** start **

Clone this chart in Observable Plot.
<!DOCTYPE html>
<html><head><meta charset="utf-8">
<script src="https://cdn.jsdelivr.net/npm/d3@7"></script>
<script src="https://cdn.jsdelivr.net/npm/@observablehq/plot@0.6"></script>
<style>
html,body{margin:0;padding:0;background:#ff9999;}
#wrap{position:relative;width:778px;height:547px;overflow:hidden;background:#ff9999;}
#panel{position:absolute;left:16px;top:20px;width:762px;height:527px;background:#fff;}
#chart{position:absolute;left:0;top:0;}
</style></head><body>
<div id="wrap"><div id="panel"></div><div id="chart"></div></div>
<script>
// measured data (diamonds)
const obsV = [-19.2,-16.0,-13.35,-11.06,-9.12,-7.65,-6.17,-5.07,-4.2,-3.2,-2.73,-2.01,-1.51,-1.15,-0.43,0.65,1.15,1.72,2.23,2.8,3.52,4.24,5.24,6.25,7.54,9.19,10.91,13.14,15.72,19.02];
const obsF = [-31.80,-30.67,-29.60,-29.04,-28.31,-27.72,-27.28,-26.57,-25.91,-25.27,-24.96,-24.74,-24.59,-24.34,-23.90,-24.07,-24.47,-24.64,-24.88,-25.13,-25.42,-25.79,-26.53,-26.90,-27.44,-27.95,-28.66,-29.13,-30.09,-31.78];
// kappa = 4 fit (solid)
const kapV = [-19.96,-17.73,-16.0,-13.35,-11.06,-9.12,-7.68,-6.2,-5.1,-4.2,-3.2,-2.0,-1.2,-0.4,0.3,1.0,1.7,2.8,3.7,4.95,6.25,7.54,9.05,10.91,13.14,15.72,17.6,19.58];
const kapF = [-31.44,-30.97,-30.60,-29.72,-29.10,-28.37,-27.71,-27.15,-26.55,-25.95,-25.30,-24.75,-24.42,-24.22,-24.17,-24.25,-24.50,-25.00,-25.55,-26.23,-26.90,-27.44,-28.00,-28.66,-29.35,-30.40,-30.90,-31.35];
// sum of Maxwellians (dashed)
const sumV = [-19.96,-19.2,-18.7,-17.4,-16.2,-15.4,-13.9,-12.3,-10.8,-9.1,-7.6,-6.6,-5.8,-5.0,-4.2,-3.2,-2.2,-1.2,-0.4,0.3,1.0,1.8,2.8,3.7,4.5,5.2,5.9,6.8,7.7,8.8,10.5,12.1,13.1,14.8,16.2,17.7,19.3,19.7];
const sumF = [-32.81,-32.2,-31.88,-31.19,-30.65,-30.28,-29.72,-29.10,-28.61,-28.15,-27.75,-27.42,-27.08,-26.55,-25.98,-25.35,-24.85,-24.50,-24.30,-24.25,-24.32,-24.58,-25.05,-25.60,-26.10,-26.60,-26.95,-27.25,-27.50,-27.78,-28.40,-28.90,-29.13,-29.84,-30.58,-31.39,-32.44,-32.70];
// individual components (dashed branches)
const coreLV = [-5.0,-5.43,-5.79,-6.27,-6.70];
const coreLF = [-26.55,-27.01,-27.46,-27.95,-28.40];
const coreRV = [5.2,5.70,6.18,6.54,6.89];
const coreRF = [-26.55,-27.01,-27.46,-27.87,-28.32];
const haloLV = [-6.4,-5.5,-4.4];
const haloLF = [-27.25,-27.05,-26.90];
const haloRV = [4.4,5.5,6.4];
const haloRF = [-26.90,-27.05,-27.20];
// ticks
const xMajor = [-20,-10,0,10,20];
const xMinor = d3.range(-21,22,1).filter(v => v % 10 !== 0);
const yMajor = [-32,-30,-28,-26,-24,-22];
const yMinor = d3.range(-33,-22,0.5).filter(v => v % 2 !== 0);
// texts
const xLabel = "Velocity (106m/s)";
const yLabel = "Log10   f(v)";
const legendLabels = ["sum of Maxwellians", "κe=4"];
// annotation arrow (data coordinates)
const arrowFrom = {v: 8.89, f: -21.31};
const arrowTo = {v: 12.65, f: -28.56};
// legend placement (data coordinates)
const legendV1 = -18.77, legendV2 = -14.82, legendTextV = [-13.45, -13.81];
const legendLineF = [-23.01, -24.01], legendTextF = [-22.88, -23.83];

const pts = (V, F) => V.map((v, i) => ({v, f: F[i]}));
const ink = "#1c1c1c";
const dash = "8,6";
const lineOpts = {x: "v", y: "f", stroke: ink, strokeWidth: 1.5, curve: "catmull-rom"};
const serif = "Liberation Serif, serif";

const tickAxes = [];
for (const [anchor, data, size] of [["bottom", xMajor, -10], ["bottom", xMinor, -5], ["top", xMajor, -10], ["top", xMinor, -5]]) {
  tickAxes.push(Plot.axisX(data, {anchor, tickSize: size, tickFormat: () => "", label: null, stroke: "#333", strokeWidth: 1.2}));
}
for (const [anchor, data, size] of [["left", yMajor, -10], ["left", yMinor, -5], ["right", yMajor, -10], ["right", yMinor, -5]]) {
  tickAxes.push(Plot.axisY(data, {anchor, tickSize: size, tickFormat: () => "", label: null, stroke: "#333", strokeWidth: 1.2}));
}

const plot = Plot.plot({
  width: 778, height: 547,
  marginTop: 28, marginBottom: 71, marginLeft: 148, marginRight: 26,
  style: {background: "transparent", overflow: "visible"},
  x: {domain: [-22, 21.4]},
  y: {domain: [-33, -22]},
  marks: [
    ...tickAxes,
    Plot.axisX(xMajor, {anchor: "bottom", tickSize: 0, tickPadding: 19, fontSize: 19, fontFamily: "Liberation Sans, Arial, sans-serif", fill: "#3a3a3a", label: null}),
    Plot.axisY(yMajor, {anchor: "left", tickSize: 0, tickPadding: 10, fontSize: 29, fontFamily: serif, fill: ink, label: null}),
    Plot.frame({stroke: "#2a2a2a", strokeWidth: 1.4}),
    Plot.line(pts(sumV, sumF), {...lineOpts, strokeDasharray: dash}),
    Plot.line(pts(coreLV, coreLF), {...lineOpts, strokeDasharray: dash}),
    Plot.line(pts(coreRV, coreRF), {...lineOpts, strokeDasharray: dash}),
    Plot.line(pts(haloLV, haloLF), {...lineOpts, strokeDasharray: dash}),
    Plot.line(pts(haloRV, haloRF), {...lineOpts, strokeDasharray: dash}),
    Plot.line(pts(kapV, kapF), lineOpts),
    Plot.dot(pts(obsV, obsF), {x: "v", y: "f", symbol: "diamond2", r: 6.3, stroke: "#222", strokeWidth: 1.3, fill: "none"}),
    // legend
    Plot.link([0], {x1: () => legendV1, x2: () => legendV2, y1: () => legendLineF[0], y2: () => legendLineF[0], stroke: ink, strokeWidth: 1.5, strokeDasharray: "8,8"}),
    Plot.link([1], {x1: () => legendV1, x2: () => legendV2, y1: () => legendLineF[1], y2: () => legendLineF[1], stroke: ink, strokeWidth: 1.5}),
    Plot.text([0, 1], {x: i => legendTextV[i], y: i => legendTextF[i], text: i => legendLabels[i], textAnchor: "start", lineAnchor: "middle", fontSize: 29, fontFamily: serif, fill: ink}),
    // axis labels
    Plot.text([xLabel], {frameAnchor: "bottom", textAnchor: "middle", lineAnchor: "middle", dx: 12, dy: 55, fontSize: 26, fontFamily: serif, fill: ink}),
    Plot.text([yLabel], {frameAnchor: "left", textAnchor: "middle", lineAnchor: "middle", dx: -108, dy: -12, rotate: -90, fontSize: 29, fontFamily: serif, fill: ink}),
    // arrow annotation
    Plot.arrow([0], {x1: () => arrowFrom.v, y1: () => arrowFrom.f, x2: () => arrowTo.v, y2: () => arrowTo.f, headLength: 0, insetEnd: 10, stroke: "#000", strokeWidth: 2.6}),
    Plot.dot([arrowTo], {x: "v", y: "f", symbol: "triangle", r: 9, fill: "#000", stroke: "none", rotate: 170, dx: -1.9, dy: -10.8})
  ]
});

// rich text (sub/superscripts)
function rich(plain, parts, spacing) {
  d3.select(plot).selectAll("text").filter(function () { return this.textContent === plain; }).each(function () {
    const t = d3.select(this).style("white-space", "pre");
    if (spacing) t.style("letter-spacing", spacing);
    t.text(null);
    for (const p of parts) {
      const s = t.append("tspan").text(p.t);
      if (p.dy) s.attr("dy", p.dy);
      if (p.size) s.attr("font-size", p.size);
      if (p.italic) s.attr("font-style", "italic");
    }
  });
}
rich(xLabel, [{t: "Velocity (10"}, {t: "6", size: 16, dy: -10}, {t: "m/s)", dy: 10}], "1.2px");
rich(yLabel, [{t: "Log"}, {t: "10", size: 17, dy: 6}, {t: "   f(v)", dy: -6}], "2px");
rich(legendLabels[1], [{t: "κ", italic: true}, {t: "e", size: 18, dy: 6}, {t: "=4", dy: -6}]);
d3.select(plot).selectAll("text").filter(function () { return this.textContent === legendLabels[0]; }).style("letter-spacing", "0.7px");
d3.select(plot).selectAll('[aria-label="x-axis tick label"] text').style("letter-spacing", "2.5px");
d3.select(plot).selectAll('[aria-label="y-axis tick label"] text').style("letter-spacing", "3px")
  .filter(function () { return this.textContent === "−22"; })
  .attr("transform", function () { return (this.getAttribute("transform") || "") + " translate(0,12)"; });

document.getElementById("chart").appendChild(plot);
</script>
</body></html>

** end **
** start **

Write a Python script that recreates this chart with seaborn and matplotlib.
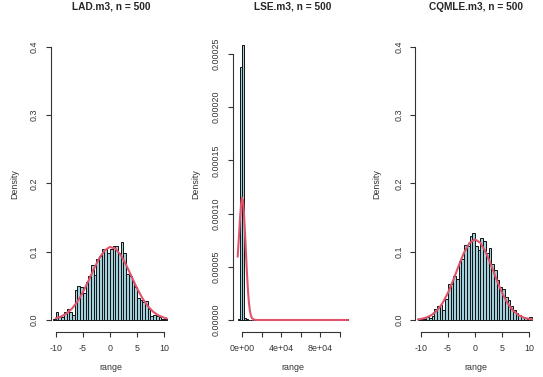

** end **

- Set problem:
Above are the records. Copy every line in them holding "chart".

- Finished exercise:
Clone this chart in Observable Plot.
#chart{position:absolute;left:0;top:0;}
<div id="wrap"><div id="panel"></div><div id="chart"></div></div>
document.getElementById("chart").appendChild(plot);
Write a Python script that recreates this chart with seaborn and matplotlib.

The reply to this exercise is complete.